- Born: 5 April 1775 Palma de Mallorca, Balearic Islands
- Died: 25 December 1826 (aged 51) Alcalá de Henares, Madrid
- Conflicts: War of the Pyrenees; Peninsular War Battle of Villafranca; Battle of Vic; ;

= Juan Caro Sureda =

Spanish army officer (1775–1820)

Juan Caro Sureda (1775–1826) was a Spanish military commander, the younger brother of Pedro Caro y Sureda, Marquis of La Romana, and José Caro Sureda.

==Early career==
Enlisting as a cadet in the Infantry Regiment of Cantabria in 1787, in 1790 he transferred to the Soria Regiment and was promoted to lieutenant.

In 1793 he participated in the War of the Pyrenees as aide-de-camp to General Ventura Caro, his uncle.

In 1794 he was promoted to captain of the Regiment of Valencia Volunteers and in 1798 he was attached to the Regiment of Spanish Hussars. The following year, he went to Mahón, under the orders of his elder brother, the Marquis of La Romana, and in 1807 went with him as part of the Division of the North, and returning to Spain at the outbreak of the Peninsular War.

==Peninsular War==

In October 1808 he was promoted to brigadier and given the command of the Cavalry of the Army of the Left, as well as that Army's vanguard and command of the guerrilla forced attached to it.

In 1809, he saw action at the Battle of Lugo (May 1809) under Mendizábal, and on 22 May, at the head of 200 horsemen, attacked a French force twice the size of his own. He then transferred to the Army of Catalonia.

General Henry O'Donnell, who had installed himself at Tarragona and had strengthened its garrison with 6,000 men, sent Caro to attack Villafranca and Manresa. At Villafranca, Caro captured the 800 French soldiers posted there. Wounded, he had to hand over his command to Campoverde. He then saw further action at Vic.

In August 1810 he was one of the senior officers that forced his older brother, José Caro Sureda, the despotic captain general of Valencia, to resign his command and flee to Mallorca.
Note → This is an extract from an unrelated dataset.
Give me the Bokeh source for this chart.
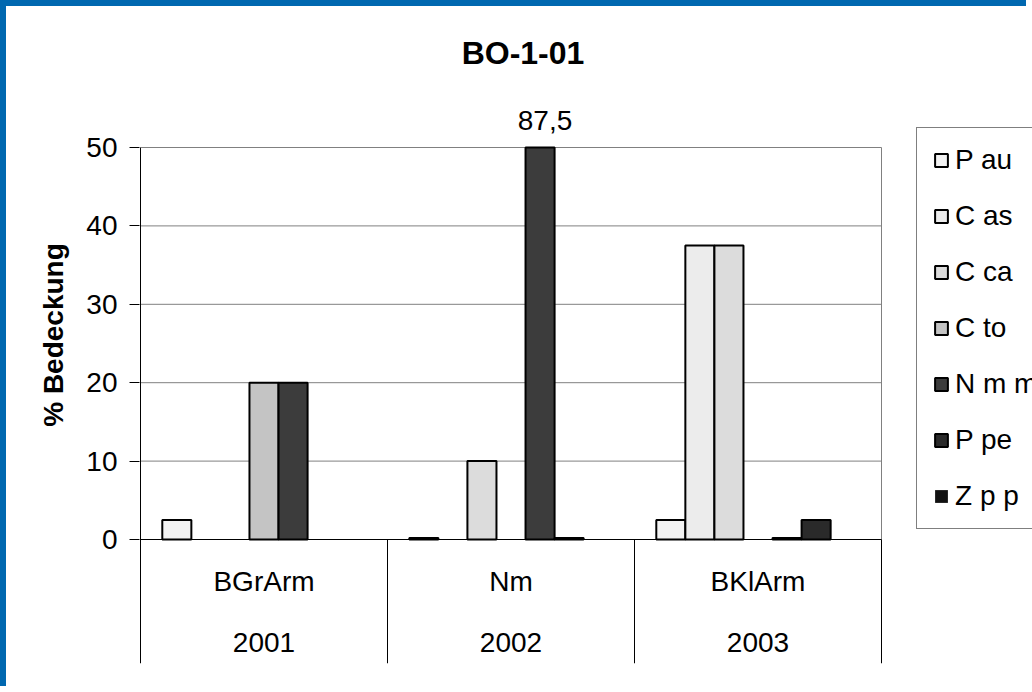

He was given command of the Cavalry of the 2nd Army and after resisting the French attack at Alcalà de Xivert, he returned to the Army of Catalonia and was appointed commander-in-chief of the 7,000-strong garrison at Tarragona, the only stronghold still under Spanish control in Catalonia. In May, he was relieved of his command by Juan de Contreras, and the place was besieged and finally fell, at the end of June.

Appointed military governor of Valencia, the following October he was given command of the Cavalry of Blake's Army of Valencia at the Battle of Saguntum, where he was wounded, taken prisoner and sent to France for the remainder of the war.

==Post-war career==

On his return to Spain, he was appointed military governor of the Citadel of Barcelona in June 1814, and in May 1815 he was promoted to lieutenant general. In September 1819 he was appointed military governor of Málaga, post from which he was dismissed the following year and confined to barracks. He was captain general of Catalonia from 1825 to 1826.